### Work to do:
Note each line of the listing that contains the string "page", and copy it.

### Material:
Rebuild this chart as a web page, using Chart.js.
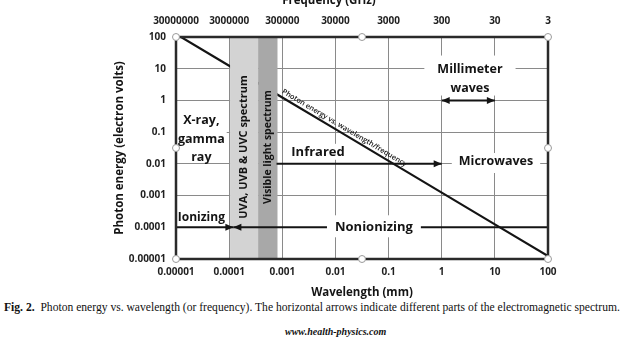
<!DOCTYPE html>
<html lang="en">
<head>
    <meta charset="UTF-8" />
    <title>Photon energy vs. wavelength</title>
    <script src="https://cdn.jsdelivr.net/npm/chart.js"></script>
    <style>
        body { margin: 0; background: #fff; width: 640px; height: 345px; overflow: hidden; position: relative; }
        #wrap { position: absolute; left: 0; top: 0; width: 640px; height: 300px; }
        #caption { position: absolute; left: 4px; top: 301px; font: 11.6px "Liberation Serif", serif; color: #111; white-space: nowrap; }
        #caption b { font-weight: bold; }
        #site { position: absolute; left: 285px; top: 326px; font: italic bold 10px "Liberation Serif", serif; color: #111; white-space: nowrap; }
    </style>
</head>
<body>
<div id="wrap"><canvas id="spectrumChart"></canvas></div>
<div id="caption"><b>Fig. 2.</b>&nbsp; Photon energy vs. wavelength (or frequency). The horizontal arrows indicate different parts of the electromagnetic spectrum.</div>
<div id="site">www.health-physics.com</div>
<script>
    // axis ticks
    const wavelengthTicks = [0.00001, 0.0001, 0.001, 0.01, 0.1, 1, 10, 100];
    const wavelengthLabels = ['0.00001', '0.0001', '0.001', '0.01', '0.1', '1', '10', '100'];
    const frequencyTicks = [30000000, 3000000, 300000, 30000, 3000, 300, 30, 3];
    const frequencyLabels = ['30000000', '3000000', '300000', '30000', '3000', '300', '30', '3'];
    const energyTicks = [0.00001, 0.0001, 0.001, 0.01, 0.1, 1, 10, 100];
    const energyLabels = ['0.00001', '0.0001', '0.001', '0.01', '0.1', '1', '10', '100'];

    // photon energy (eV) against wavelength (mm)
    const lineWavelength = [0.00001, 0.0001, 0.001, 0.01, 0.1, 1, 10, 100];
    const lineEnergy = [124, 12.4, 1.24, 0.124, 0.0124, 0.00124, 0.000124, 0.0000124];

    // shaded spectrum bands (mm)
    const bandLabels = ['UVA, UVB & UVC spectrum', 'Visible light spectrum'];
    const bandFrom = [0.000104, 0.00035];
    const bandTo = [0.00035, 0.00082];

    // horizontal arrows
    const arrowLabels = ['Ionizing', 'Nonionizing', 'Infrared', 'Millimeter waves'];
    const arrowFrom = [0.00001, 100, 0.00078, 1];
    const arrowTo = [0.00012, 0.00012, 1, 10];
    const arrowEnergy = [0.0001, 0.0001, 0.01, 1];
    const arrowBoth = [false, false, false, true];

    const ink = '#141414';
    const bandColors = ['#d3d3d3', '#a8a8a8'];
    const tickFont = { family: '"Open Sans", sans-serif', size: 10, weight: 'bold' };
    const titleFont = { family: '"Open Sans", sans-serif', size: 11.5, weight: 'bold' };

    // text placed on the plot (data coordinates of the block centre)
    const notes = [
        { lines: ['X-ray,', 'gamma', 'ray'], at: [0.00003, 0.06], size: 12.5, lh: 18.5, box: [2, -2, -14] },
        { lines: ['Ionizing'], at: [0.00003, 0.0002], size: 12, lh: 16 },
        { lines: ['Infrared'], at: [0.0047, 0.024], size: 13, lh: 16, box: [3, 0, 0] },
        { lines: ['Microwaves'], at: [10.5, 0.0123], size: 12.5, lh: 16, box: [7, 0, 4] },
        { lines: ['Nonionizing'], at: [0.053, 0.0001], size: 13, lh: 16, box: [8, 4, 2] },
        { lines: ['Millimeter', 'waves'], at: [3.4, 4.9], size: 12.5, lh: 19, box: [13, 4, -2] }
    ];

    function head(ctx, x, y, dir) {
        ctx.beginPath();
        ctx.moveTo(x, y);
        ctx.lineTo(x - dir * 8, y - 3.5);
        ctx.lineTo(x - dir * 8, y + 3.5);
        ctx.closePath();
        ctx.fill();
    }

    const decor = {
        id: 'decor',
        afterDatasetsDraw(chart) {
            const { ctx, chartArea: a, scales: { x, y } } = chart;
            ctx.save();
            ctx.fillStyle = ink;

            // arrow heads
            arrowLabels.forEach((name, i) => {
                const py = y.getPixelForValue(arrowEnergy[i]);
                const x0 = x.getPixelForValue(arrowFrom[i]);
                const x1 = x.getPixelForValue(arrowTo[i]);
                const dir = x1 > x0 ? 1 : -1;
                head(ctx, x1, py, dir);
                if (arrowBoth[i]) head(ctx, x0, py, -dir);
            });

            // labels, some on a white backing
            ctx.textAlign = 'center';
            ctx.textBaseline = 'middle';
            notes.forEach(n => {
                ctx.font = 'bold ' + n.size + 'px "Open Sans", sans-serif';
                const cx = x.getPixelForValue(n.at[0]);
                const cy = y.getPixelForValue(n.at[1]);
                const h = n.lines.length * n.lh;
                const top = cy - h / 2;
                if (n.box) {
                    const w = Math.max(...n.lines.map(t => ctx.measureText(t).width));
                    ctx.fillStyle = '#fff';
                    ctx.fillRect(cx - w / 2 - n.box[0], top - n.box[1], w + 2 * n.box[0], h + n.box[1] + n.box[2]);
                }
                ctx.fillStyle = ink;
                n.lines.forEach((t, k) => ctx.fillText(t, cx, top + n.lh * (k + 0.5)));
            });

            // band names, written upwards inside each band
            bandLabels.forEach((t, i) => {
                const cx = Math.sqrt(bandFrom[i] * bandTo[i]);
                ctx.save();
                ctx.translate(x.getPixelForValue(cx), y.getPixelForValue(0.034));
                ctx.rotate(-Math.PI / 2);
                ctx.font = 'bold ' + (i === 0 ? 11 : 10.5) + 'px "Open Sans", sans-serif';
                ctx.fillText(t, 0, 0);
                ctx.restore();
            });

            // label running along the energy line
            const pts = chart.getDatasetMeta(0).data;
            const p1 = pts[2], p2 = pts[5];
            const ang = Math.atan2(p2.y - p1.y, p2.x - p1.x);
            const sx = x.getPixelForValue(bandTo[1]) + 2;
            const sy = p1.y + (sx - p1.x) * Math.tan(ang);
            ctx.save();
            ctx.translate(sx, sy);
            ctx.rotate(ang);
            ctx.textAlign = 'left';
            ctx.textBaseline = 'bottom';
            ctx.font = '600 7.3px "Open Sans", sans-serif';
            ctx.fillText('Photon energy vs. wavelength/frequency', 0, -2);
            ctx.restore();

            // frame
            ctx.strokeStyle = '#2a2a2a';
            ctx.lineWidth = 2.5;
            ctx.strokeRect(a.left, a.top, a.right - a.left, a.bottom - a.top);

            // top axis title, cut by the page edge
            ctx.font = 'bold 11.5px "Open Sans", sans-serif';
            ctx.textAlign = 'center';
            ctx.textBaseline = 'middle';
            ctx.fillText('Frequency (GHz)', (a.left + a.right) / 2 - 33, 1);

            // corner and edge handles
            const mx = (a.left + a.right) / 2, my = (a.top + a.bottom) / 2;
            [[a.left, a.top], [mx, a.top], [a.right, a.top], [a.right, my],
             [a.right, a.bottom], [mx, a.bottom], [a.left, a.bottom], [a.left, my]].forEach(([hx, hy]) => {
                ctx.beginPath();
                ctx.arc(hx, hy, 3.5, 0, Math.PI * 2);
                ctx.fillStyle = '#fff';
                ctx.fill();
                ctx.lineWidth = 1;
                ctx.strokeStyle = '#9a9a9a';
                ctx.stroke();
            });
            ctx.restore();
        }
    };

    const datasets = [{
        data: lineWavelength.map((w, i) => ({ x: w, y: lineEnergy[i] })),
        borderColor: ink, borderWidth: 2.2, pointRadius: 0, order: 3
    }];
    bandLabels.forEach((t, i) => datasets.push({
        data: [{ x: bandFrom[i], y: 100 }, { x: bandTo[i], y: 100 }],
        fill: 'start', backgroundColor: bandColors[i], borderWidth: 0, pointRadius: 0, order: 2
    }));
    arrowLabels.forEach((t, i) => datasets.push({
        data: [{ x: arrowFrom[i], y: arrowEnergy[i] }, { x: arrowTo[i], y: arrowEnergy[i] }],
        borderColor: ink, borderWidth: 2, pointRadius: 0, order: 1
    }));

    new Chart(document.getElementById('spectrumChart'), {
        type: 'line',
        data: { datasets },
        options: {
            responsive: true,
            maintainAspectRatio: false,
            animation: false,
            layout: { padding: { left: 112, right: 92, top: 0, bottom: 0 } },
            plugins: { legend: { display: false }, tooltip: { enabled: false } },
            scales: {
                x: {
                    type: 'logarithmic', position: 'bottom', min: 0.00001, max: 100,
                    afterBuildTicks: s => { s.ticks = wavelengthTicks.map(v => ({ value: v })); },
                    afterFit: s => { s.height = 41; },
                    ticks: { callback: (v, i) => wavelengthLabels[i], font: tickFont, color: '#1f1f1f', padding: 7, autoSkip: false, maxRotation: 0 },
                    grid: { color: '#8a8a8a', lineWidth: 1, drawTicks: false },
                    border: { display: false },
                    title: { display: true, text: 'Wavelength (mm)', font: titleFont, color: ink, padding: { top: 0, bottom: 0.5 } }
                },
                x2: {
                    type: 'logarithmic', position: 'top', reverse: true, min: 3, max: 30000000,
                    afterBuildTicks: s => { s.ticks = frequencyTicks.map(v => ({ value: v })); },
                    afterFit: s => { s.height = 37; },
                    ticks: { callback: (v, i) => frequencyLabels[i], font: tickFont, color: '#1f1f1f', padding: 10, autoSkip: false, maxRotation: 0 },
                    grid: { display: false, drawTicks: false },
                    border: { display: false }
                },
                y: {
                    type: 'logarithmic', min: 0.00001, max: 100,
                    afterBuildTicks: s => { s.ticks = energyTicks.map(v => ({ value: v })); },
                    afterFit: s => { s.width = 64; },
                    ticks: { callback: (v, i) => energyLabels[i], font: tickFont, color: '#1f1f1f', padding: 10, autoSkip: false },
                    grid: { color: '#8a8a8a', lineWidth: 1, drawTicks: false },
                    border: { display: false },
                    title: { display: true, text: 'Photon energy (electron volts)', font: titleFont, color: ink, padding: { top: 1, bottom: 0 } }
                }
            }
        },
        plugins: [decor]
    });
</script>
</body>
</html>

### Exercise output:
Rebuild this chart as a web page, using Chart.js.
            // top axis title, cut by the page edge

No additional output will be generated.